His theory of etyms is developed in his magnum opus, Zettels Traum, in which an elderly writer comments on Edgar Allan Poe's works in a stream of consciousness, while discussing a Poe translation with a couple of translators and flirting with their teenage daughter. Schmidt also accomplished a willful translation of Edgar Allan Poe's works himself (1966-73, together with Hans Wollschläger).
In the 1960s, he authored a series of plays for German radio stations presenting forgotten or little known and - in his opinion - vastly underrated authors, as e.g. Johann Gottfried Schnabel, Karl Philipp Moritz, Leopold Schefer, Karl Ferdinand Gutzkow, et al.

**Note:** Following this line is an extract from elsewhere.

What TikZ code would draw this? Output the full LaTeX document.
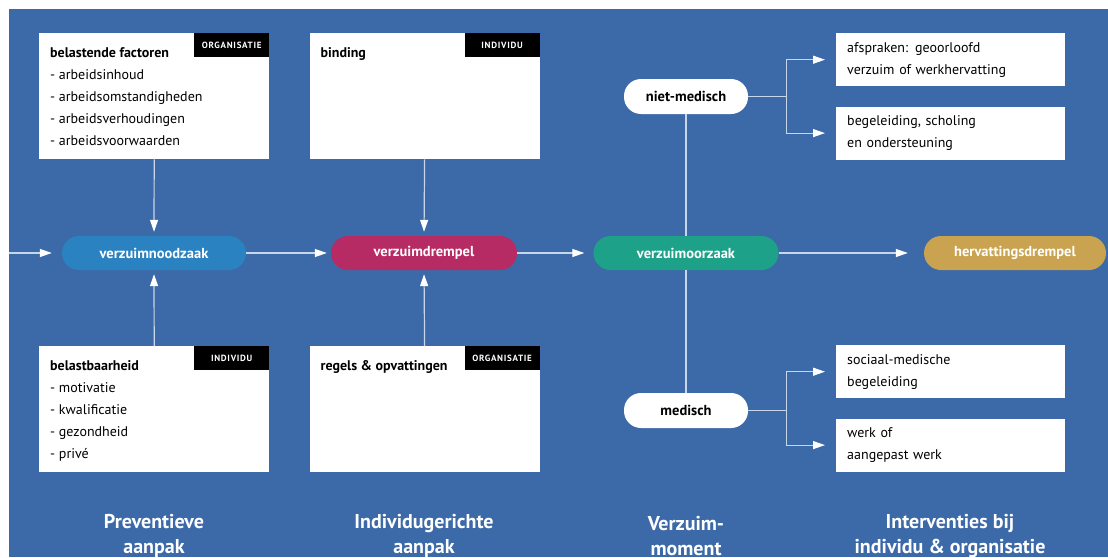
\documentclass[tikz,border=0pt]{standalone}
\usepackage{fontspec}
\setmainfont{PT Sans}
\usetikzlibrary{
  arrows.meta,
  positioning,
}
\definecolor{bgblue}{RGB}{60,106,168}
\definecolor{pillblue}{RGB}{42,130,193}
\definecolor{pillred}{RGB}{183,43,100}
\definecolor{pillgreen}{RGB}{29,161,136}
\definecolor{pillgold}{RGB}{201,163,80}
\definecolor{linegrey}{RGB}{200,214,234}
\tikzstyle{connector} = [
  -{Triangle[length=12pt,width=8pt,color=white]},
  line width=1.2pt,
  linegrey,
]
\tikzstyle{plainline} = [
  line width=1.2pt,
  linegrey,
]
\tikzstyle{pill} = [
  rectangle,
  rounded corners=17pt,
  minimum width=184pt,
  minimum height=34pt,
  inner sep=0pt,
  text=white,
  font=\fontsize{14.5}{17}\selectfont\bfseries,
]
\tikzstyle{choice} = [
  pill,
  fill=white,
  text=black,
  minimum width=124pt,
  minimum height=35pt,
]
\tikzstyle{card} = [
  rectangle,
  fill=white,
  anchor=north west,
  minimum width=230pt,
  minimum height=126pt,
  inner xsep=11pt,
  inner ysep=14pt,
  font=\fontsize{14}{22}\selectfont,
]
\tikzstyle{tag} = [
  rectangle,
  fill=black,
  text=white,
  anchor=north east,
  minimum width=75pt,
  minimum height=24pt,
  inner sep=0pt,
  font=\fontsize{9}{10}\selectfont\bfseries\addfontfeatures{LetterSpace=8},
]
\tikzstyle{note} = [
  rectangle,
  fill=white,
  anchor=north west,
  minimum width=229pt,
  minimum height=53pt,
  text width=207pt,
  align=left,
  inner xsep=11pt,
  font=\fontsize{14}{22}\selectfont,
]
\tikzstyle{phase} = [
  text=white,
  align=center,
  font=\fontsize{20}{25}\selectfont\bfseries,
]

\begin{document}
\begin{tikzpicture}[x=1pt,y=-1pt,node distance=20pt and 40pt]
      \fill[white] (0,0) rectangle (1108,557);
      \fill[bgblue] (9,9) rectangle (1108,557);
      \useasboundingbox (0,0) rectangle (1108,557);

      % kaarten boven en onder
      \node[card]    (factoren)  at (39,33)   {\parbox[t][98pt][t]{208pt}{\textbf{belastende factoren}\\- arbeidsinhoud\\- arbeidsomstandigheden\\- arbeidsverhoudingen\\- arbeidsvoorwaarden}};
      \node[card]    (binding)  [right=of factoren]    {\parbox[t][98pt][t]{208pt}{\textbf{binding}}};
      \node[card]    (belast)  at (39,346)   {\parbox[t][98pt][t]{208pt}{\textbf{belastbaarheid}\\- motivatie\\- kwalificatie\\- gezondheid\\- privé}};
      \node[card]    (regels)  [right=of belast]    {\parbox[t][98pt][t]{208pt}{\textbf{regels \& opvattingen}}};

      \node[tag]    (factorentag)  at (factoren.north east)    {ORGANISATIE};
      \node[tag]    (bindingtag)  at (binding.north east)    {INDIVIDU};
      \node[tag]    (belasttag)  at (belast.north east)    {INDIVIDU};
      \node[tag]    (regelstag)  at (regels.north east)    {ORGANISATIE};

      % verzuimketen
      \node[pill,fill=pillblue]    (noodzaak)  at (154,253)    {verzuimnoodzaak};
      \node[pill,fill=pillred,minimum width=186pt]    (drempel)  at (424,253)    {verzuimdrempel};
      \node[pill,fill=pillgreen,minimum width=185pt]    (oorzaak)  at (686,253)    {verzuimoorzaak};
      \node[pill,fill=pillgold,minimum width=182pt]    (hervatting)  at (1015,253)    {hervattingsdrempel};

      \node[choice]    (nietmedisch)  at (686,96.5)    {niet-medisch};
      \node[choice]    (medisch)  at (686,410.5)    {medisch};

      % interventies
      \node[note]    (afspraken)  at (836,33)    {afspraken: geoorloofd\\verzuim of werkhervatting};
      \node[note]    (scholing)  [below=of afspraken]    {begeleiding, scholing\\en ondersteuning};
      \node[note]    (sociaal)  at (836,345)    {sociaal-medische\\begeleiding};
      \node[note]    (aangepast)  [below=of sociaal]    {werk of\\aangepast werk};

      % fasen
      \node[phase]    (preventief)  at (154,536)    {Preventieve\\aanpak};
      \node[phase]    (individueel)  at (424,536)    {Individugerichte\\aanpak};
      \node[phase]    (moment)  at (686,536)    {Verzuim-\\moment};
      \node[phase]    (interventie)  at (950,536)    {Interventies bij\\individu \& organisatie};

      \coordinate (start) at (9,253);
      \coordinate (splitboven) at ([xshift=38pt]nietmedisch.east);
      \coordinate (splitonder) at ([xshift=38pt]medisch.east);

      \draw[connector,shorten >=10pt] (start) -- (noodzaak.west);
      \draw[connector,shorten >=4pt] (noodzaak.east) -- (drempel.west);
      \draw[connector,shorten >=9pt] (drempel.east) -- (oorzaak.west);
      \draw[connector,shorten >=16pt] (oorzaak.east) -- (hervatting.west);
      \draw[connector,shorten >=4pt] (factoren.south) -- (noodzaak.north);
      \draw[connector,shorten >=4pt] (belast.north) -- (noodzaak.south);
      \draw[connector,shorten >=4pt] (binding.south) -- (drempel.north);
      \draw[connector,shorten >=4pt] (regels.north) -- (drempel.south);

      \draw[plainline] (nietmedisch) -- (oorzaak);
      \draw[plainline] (oorzaak) -- (medisch);
      \draw[plainline] (nietmedisch.east) -- (splitboven);
      \draw[plainline] (medisch.east) -- (splitonder);
      \draw[connector,shorten >=11pt] (splitboven) |- (afspraken.west);
      \draw[connector,shorten >=11pt] (splitboven) |- (scholing.west);
      \draw[connector,shorten >=11pt] (splitonder) |- (sociaal.west);
      \draw[connector,shorten >=11pt] (splitonder) |- (aangepast.west);
\end{tikzpicture}
\end{document}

These "plays" are basically talks about literature with two or three participants plus voices for quotations (Schmidt lent his voice for his translations of Finnegans Wake quoted in Der Triton mit dem Sonnenschirm ). 11 of these so called "Radio-Essays" were republished on 12 audio CDs in the year 2003.
As none of his works sold more than a few thousand copies, he lived in extreme poverty. During the last few years of his life, Arno Schmidt was financially supported by the philologist and writer Jan Philipp Reemtsma, the heir of the German cigarette manufacturer Philipp F. Reemtsma.
After a stroke, Arno Schmidt died in a hospital at Celle. The Arno Schmidt Foundation (Arno Schmidt Stiftung) in Bargfeld, dotated by Jan Philipp Reemtsma, is publishing his complete works.
The US entrepreneur and technology writer Dave Winer is a grandnephew of Arno Schmidt.
- Leviathan (1949)
- Das steinerne Herz ("The Stony Heart", 1956)
- Die Gelehrtenrepulik ("The Egghead Republic")
- Kaff auch Mare Crisium ("Boondocks/Moondocks")
- Zettels Traum ("Bottom's Dream", 1970)
- Die Schule der Atheisten ("School for Atheists", 1972)
- Abend mit Goldrand ("Evening Edged in Gold", 1975)
For the full bibliography, see Müther 1992.
- Karl-Heinz Müther: Bibliographie Arno Schmidt 1949–1991, Bielefeld 1992 (in German, continued)
- Wolfgang Martynkewicz: Arno Schmidt. Reinbek 1992. ISBN 3499504847 (in German)
- Marius Fränzel: Dies wundersame Gemisch: Eine Einführung in das erzählerische Werk Arno Schmidts. Kiel (Ludwig) 2002, ISBN 978-3933598547 (in German)
- »Arno Schmidt? - Allerdings!« 2006 (Marbacher Kataloge) (Arno Schmidt Exhibition, Marbach 2006).